Sensor calibration is the process of establishing and maintaining the geometric, radiometric, and temporal relationships between sensors and between sensors and the physical world. It is the foundational engineering step that determines whether multi-sensor perception systems produce reliable operational intelligence or correlated noise.
In laboratory settings, calibration is performed once and assumed stable. In field deployments, calibration is a continuous challenge affected by vibration, thermal cycling, mechanical shock, and long-term component drift.
Types of Calibration
Intrinsic Calibration — Characterizing each sensor's internal parameters: focal length, lens distortion, sensor alignment, pixel response uniformity. This calibration is typically stable over time but must be verified after mechanical shock or lens replacement.
Extrinsic Calibration — Establishing the spatial relationship between multiple sensors: relative position and orientation. This calibration is critical for multi-sensor fusion and is the most vulnerable to field disturbance. A 0.5° misalignment between thermal and visible cameras can produce meters of spatial error at operational range.
Radiometric Calibration — Establishing the relationship between sensor output values and physical measurements (temperature for thermal, luminance for visible). This enables quantitative measurement rather than qualitative imaging.
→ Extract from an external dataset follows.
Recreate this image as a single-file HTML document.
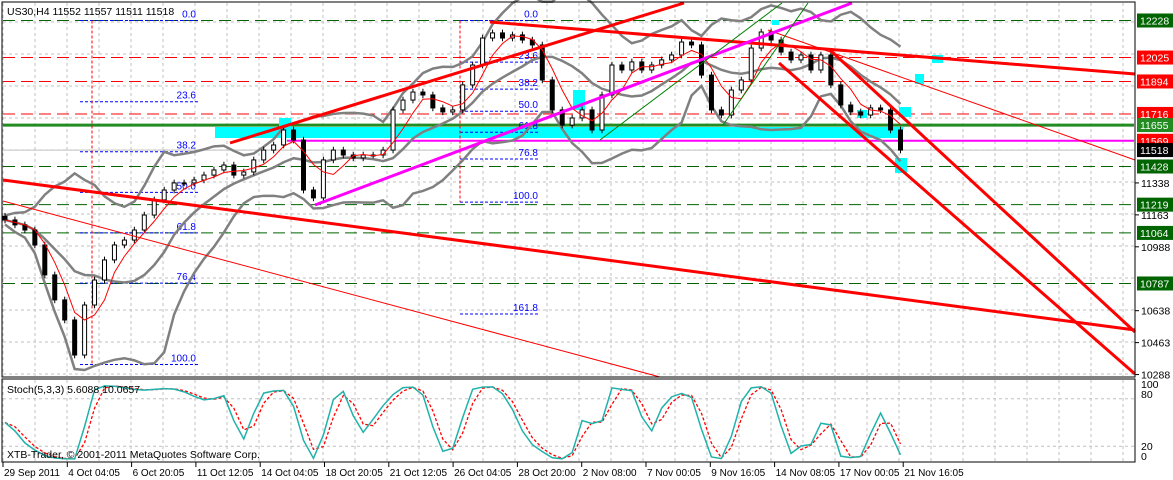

Field Calibration Challenges
Vibration-Induced Drift — Vehicle-mounted and structurally attached sensor suites experience continuous vibration that gradually degrades extrinsic calibration. Without monitoring and correction, fusion accuracy drops progressively until spatial correspondence is lost.
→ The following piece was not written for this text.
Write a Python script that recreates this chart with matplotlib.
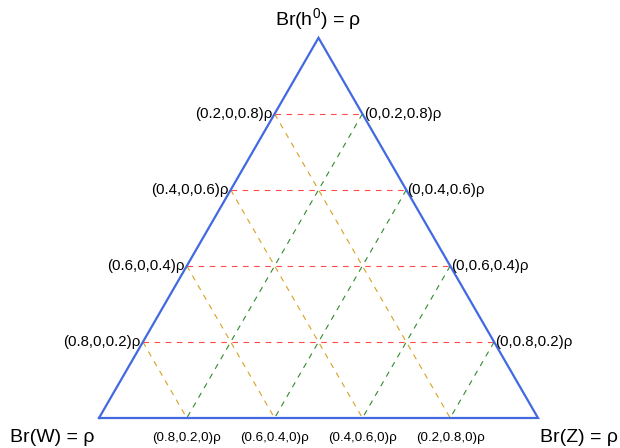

Thermal Cycling — Thermal expansion and contraction of sensor mounts and enclosures introduces systematic calibration shifts that vary with ambient temperature. Systems deployed in environments with large diurnal temperature swings may require temperature-dependent calibration models.
Long-Term Drift — Mechanical settling, material fatigue, and component aging cause gradual calibration changes over weeks and months. Systems designed for extended deployment must include calibration monitoring and either automated correction or maintenance procedures.
Calibration Engineering Practices
Automated Calibration Verification — Build calibration health metrics into the system that continuously monitor alignment quality and generate maintenance alerts when calibration degrades beyond operational limits.
Field-Maintainable Calibration — Design calibration procedures that can be executed in the field by trained operators using portable calibration targets, rather than requiring laboratory equipment or manufacturer support.
Calibration Data Management — Record calibration parameters, environmental conditions, and verification results as part of system health telemetry. This data supports trend analysis, predictive maintenance, and root cause investigation when performance issues arise.
Calibration is not glamorous engineering. But in multi-sensor vision systems, it is the single most important factor in sustained field reliability. Systems that invest in calibration engineering outperform systems with superior algorithms that neglect their sensors.